### Given problem
Your task is to repeat the lines below exactly, excluding any pictures they contain.

### Given data
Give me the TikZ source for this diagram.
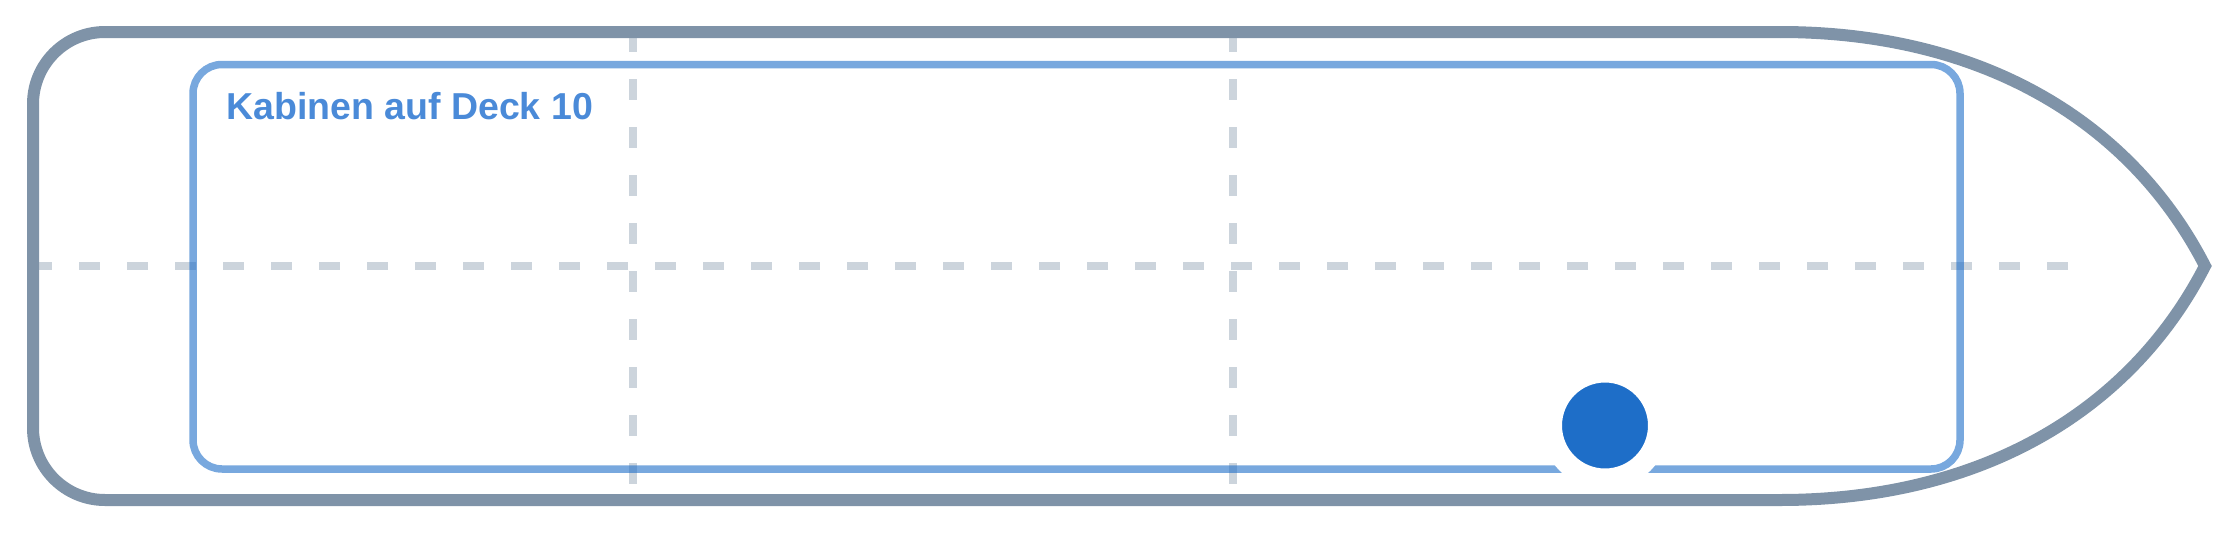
\documentclass[tikz,border=0pt]{standalone}
\usepackage{fontspec}
\setsansfont{Liberation Sans}
\usepackage{tikz}
\definecolor{hullgray}{HTML}{7F93A8}
\definecolor{cabinblue}{HTML}{1E6EC8}
\definecolor{titleblue}{HTML}{4A8AD8}

\begin{document}
\begin{tikzpicture}[x = 1pt, y = -1pt, hull/.style={draw = hullgray, line width = 12pt, line join = miter}, grid/.style={draw = hullgray, opacity = 0.4, line width = 7.5pt, dash pattern = on 21pt off 27pt}, deck/.style={draw = cabinblue, opacity = 0.6, line width = 7.5pt, rounded corners = 29pt}, marker/.style={circle, fill = cabinblue, draw = white, line width = 21pt, minimum size = 107pt, inner sep = 0pt}]
  \useasboundingbox (0,0) rectangle (2240,533);

  % grid
  \draw [grid] (31,266) -- (2069,266);
  \draw [grid] (633,31) -- (633,484);
  \draw [grid] (1233,31) -- (1233,484);

  % hull
  \draw [hull] [rounded corners = 72pt] (1780,32) -- (33,32) -- (33,500) -- (1780,500);
  \draw [hull] (1780,32) .. controls (1980,32) and (2130,120) .. (2205,266) .. controls (2130,412) and (1980,500) .. (1780,500);

  % deck
  \draw [deck] (193,64.5) rectangle (1960,469);
  \node [anchor = base west, inner sep = 0pt, text = titleblue, font = \sffamily\bfseries\fontsize{37.5}{38}\selectfont] (decktitle) at (226,119) {Kabinen auf Deck 10};

  % marker
  \node [marker] (cabin) at (1605,425.5) {};
\end{tikzpicture}
\end{document}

### Result below
Give me the TikZ source for this diagram.
\documentclass[tikz,border=0pt]{standalone}
\usepackage{fontspec}
\setsansfont{Liberation Sans}
\usepackage{tikz}
\definecolor{hullgray}{HTML}{7F93A8}
\definecolor{cabinblue}{HTML}{1E6EC8}
\definecolor{titleblue}{HTML}{4A8AD8}

\begin{document}
\begin{tikzpicture}[x = 1pt, y = -1pt, hull/.style={draw = hullgray, line width = 12pt, line join = miter}, grid/.style={draw = hullgray, opacity = 0.4, line width = 7.5pt, dash pattern = on 21pt off 27pt}, deck/.style={draw = cabinblue, opacity = 0.6, line width = 7.5pt, rounded corners = 29pt}, marker/.style={circle, fill = cabinblue, draw = white, line width = 21pt, minimum size = 107pt, inner sep = 0pt}]
  \useasboundingbox (0,0) rectangle (2240,533);

  % grid
  \draw [grid] (31,266) -- (2069,266);
  \draw [grid] (633,31) -- (633,484);
  \draw [grid] (1233,31) -- (1233,484);

  % hull
  \draw [hull] [rounded corners = 72pt] (1780,32) -- (33,32) -- (33,500) -- (1780,500);
  \draw [hull] (1780,32) .. controls (1980,32) and (2130,120) .. (2205,266) .. controls (2130,412) and (1980,500) .. (1780,500);

  % deck
  \draw [deck] (193,64.5) rectangle (1960,469);
  \node [anchor = base west, inner sep = 0pt, text = titleblue, font = \sffamily\bfseries\fontsize{37.5}{38}\selectfont] (decktitle) at (226,119) {Kabinen auf Deck 10};

  % marker
  \node [marker] (cabin) at (1605,425.5) {};
\end{tikzpicture}
\end{document}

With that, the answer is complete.